The Zika virus, first isolated in 1947, is named
after a Ugandan forest from where it was first isolated. It is a
flavivirus transmitted by the Aedes mosquito. Initially sporadic cases
were reported from some African and Asian countries. Symptoms are mild
with fever, rash and arthralgias. In the last couple of years, there has
been an epidemic of cases in South and Central America with Brazil alone
reporting somewhere between 440,000 to 1300,000 cases.
On 11 November 2015, the Brazilian Ministry of Health
declared a public health emergency due to the sharp surge of newborns
with microcephaly born in the Northern state of Pernambuco. In 2015, 141
cases of congenital microcephaly were detected against a usual average
of 10 cases per year. For Brazil as a whole, nearly 400 cases of
congenital microcephaly were detected in 2015 versus the usual
annual incidence of 150-200. Further testing revealed the Zika virus RNA
in the amniotic fluid of pregnant women who delivered neonates with
microcephaly. In French Polynesia – that also has an ongoing Zika virus
epidemic – there has been an increase in the birth of newborns with CNS
malformations and also patients with Guillain Barre Syndrome.
The link between congenital microcephly and the Zika
Virus seems plausible but is yet to be firmly proved. (The Lancet; 9
January, 2016)
Opening up Open Access
The Netherlands plans to spearhead efforts in The
European Union to make more scientific literature be accessible free
soon after publication. The Dutch government, which took over the
presidency of the European Union council of ministers this month, has
declared furthering Open Access to be one of its top priorities. It is
planning a series of discussions between European science ministers to
investigate how paid journals can best shift to Open Access. The
Association of Universities in Netherlands has already arm-twisted
publishers including Springer and Elsevier to increase open access.
Worldwide, there has been a steady growth of open
access articles rising from 12% in 2011 to 17% in 2014. In October 2015,
Jisc, a non-profit body that represents UK higher-education
institutions, negotiated a deal that made OA papers with UK-based
corresponding authors free in 1,600 selected Springer subscription
journals. A more radical strategy suggested is that libraries or
university consortia should stop paying journal subscriptions and should
transfer the money saved to their researchers who can use it to publish
open access in journals of their choice. The United States has used
different routes; encouraging authors to archive their prepublication
manuscript online and asking publishers to make their papers available
free after a delay such as 6-12 months. Only worldwide concerted action
and pressure against publishers will improve free access to scientific
papers. (Nature; 8 January, 2016)
Suicides in Kota
Eighteen children committed suicides in Kota city of
Rajasthan, India, last year. The Rajasthan High Court has issued a
notice to the State and district-level authorities, seeking a reply on
the increasing number of suicides and the action being taken to prevent
them. The Kota Collector issued directions to all coaching institutions
which included ‘mandatory one-day break in a week’, psychiatric
consultations to de-stress the students, and compulsory career
counseling to each student along with parents prior to admission.
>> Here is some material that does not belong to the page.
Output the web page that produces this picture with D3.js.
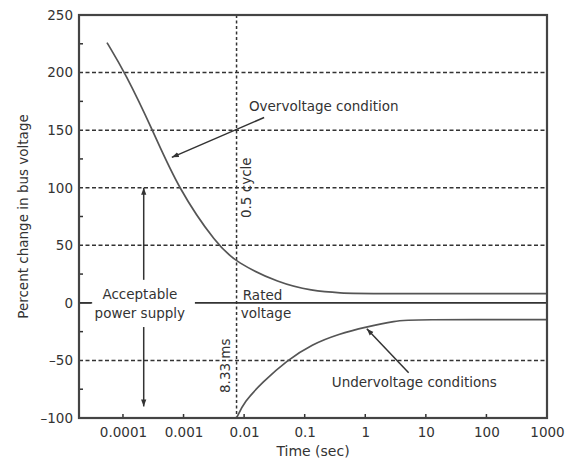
<!DOCTYPE html>
<html>
<head>
<meta charset="utf-8">
<script src="https://cdn.jsdelivr.net/npm/d3@7"></script>
<style>
  body { margin: 0; background: #fff; }
  text { font-family: "DejaVu Sans", sans-serif; fill: #333; }
</style>
</head>
<body>
<div id="chart"></div>
<script>
// time (s) / percent change readings
var overT = [5.45e-5, 1.08e-4, 3.1e-4, 8e-4, 3.6e-3, 7.5e-3, 0.038, 0.13, 0.4, 1, 1000];
var overV = [226, 200, 150, 100, 50, 35, 17, 10.5, 8.5, 8, 8];
var underT = [0.0075, 0.01, 0.02, 0.051, 0.132, 0.367, 1.02, 3.19, 6, 1000];
var underV = [-100, -86, -69, -50, -36, -27, -21, -15.5, -14.5, -14.5];

var yTicks = [250, 200, 150, 100, 50, 0, -50, -100];
var yMinor = [225, 175, 125, 75, 25, -25, -75];
var gridV = [200, 150, 100, 50, -50];
var xTicks = [0.0001, 0.001, 0.01, 0.1, 1, 10, 100, 1000];
var xTickLabels = ["0.0001", "0.001", "0.01", "0.1", "1", "10", "100", "1000"];
var halfCycle = 0.0075;
var ratedSegs = [[1.88e-5, 3.1e-5], [1.54e-3, 1000]];
var supplyT = 2.2e-4;
var supplyArrows = [[20, 100], [-21, -90]];

var margin = {top: 15, right: 22, bottom: 44, left: 79},
    width = 569 - margin.left - margin.right,
    height = 462 - margin.top - margin.bottom;

var svg = d3.select("#chart").append("svg")
    .attr("width", 569)
    .attr("height", 462);

var defs = svg.append("defs");
defs.append("marker")
    .attr("id", "arr")
    .attr("viewBox", "0 -4 8 8")
    .attr("refX", 8)
    .attr("refY", 0)
    .attr("markerWidth", 7)
    .attr("markerHeight", 7)
    .attr("markerUnits", "userSpaceOnUse")
    .attr("orient", "auto")
  .append("path")
    .attr("d", "M0,-3L8,0L0,3Z")
    .attr("fill", "#333");

var g = svg.append("g")
    .attr("transform", "translate(" + margin.left + "," + margin.top + ")");

var x = d3.scaleLog().domain([1.88e-5, 1000]).range([0, width]);
var y = d3.scaleLinear().domain([-100, 250]).range([height, 0]);

// grid
g.selectAll(".hgrid").data(gridV).enter().append("line")
    .attr("x1", 0).attr("x2", width)
    .attr("y1", function(d) { return y(d); })
    .attr("y2", function(d) { return y(d); })
    .attr("stroke", "#333").attr("stroke-width", 1.5)
    .attr("stroke-dasharray", "4,2.5");

g.append("line")
    .attr("x1", x(halfCycle)).attr("x2", x(halfCycle))
    .attr("y1", 0).attr("y2", height)
    .attr("stroke", "#333").attr("stroke-width", 1.5)
    .attr("stroke-dasharray", "3,2.5");

// rated voltage line
g.selectAll(".rated").data(ratedSegs).enter().append("line")
    .attr("x1", function(d) { return x(d[0]); })
    .attr("x2", function(d) { return x(d[1]); })
    .attr("y1", y(0)).attr("y2", y(0))
    .attr("stroke", "#333").attr("stroke-width", 1.6);

// curves
var line = d3.line()
    .x(function(d) { return x(d[0]); })
    .y(function(d) { return y(d[1]); })
    .curve(d3.curveBasis);

g.append("path")
    .datum(d3.zip(overT, overV))
    .attr("d", line)
    .attr("fill", "none").attr("stroke", "#555").attr("stroke-width", 1.7);

g.append("path")
    .datum(d3.zip(underT, underV))
    .attr("d", line)
    .attr("fill", "none").attr("stroke", "#555").attr("stroke-width", 1.7);

// axes
var yAxis = d3.axisLeft(y).tickValues(yTicks).tickSizeInner(0).tickSizeOuter(0)
    .tickPadding(6)
    .tickFormat(function(d) { return d < 0 ? "\u2013" + Math.abs(d) : d; });
var yAxisG = g.append("g").call(yAxis);
yAxisG.select(".domain").remove();
yAxisG.selectAll("text").style("font-size", "13.5px").attr("fill", "#333");

var xAxis = d3.axisBottom(x).tickValues(xTicks).tickSizeInner(0).tickSizeOuter(0)
    .tickPadding(9)
    .tickFormat(function(d, i) { return xTickLabels[i]; });
var xAxisG = g.append("g").attr("transform", "translate(0," + height + ")").call(xAxis);
xAxisG.select(".domain").remove();
xAxisG.selectAll("text").style("font-size", "13.5px").attr("fill", "#333");

// inner tick marks
g.selectAll(".ytk").data(yMinor.concat([0])).enter().append("line")
    .attr("x1", 0).attr("x2", function(d) { return d === 0 ? 12 : 4; })
    .attr("y1", function(d) { return y(d); })
    .attr("y2", function(d) { return y(d); })
    .attr("stroke", "#333").attr("stroke-width", 1.5);

g.selectAll(".xtk").data(xTicks.slice(0, -1)).enter().append("line")
    .attr("x1", function(d) { return x(d); })
    .attr("x2", function(d) { return x(d); })
    .attr("y1", height).attr("y2", height - 4)
    .attr("stroke", "#333").attr("stroke-width", 1.5);

// frame
g.append("rect")
    .attr("width", width).attr("height", height)
    .attr("fill", "none").attr("stroke", "#444").attr("stroke-width", 2.2);

// axis titles
g.append("text")
    .attr("x", width / 2).attr("y", height + 38)
    .attr("text-anchor", "middle")
    .style("font-size", "14px")
    .text("Time (sec)");

g.append("text")
    .attr("transform", "translate(" + (-51) + "," + y(75) + ") rotate(-90)")
    .attr("text-anchor", "middle")
    .style("font-size", "13.5px")
    .text("Percent change in bus voltage");

// annotations
function label(t, v, s, anchor, rot) {
  var tr = "translate(" + x(t) + "," + y(v) + ")" + (rot ? " rotate(-90)" : "");
  return g.append("text")
    .attr("transform", tr)
    .attr("text-anchor", anchor || "start")
    .style("font-size", "13.5px")
    .text(s);
}

label(0.012, 167, "Overvoltage condition");
label(0.0132, 100, "0.5 cycle", "middle", true);
label(0.0059, -54.6, "8.33 ms", "middle", true);
label(1.9e-4, 3, "Acceptable", "middle");
label(1.9e-4, -13, "power supply", "middle");
label(0.0095, 2.5, "Rated");
label(0.0088, -13.5, "voltage");
label(0.28, -73, "Undervoltage conditions");

function arrow(t0, v0, t1, v1) {
  g.append("line")
    .attr("x1", x(t0)).attr("y1", y(v0))
    .attr("x2", x(t1)).attr("y2", y(v1))
    .attr("stroke", "#333").attr("stroke-width", 1.5)
    .attr("marker-end", "url(#arr)");
}

arrow(0.0214, 161, 6.4e-4, 126.4);
arrow(5.2, -60.7, 1.06, -22.4);
supplyArrows.forEach(function(a) { arrow(supplyT, a[0], supplyT, a[1]); });
</script>
</body>
</html>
Kota is merely illustrative of the coaching class
culture in India today. Coaching and tutorials on top of regular school
is now the accepted norm in an adolescent’s life, leaving little or no
time for physical exercise, creativity or free play. Away from their
families for long periods and forced to attend classes for 12 and more
hours, these youngsters often cannot find the physical and psychological
strength to withstand the effects of such coaching. The National Crime
Records Bureau (NCRB) says that in 2013, suicides related to examination
failure totaled 2,471 all over the country. There are, of course, no
estimates of the students who are left psychologically broken.
All over the world, there has been a quantum shift in
the way children spend their time with declining free play and
increasingly structured time schedules. The reason appears to be a
social and economic phenomenon born out of middle-class parents’ desire
to see their children get ahead. Even in the US, an annual poll of
college freshmen shows that most students today list "being well off
financially" as more important to them than "developing a meaningful
philosophy of life" – the reverse of what existed in the 1960s and
1970s. The shift from intrinsic to extrinsic goals represents a
widespread shift toward a culture of materialism fuelled through
television and other media.
Do pediatricians have a role to play or should we be mute spectators?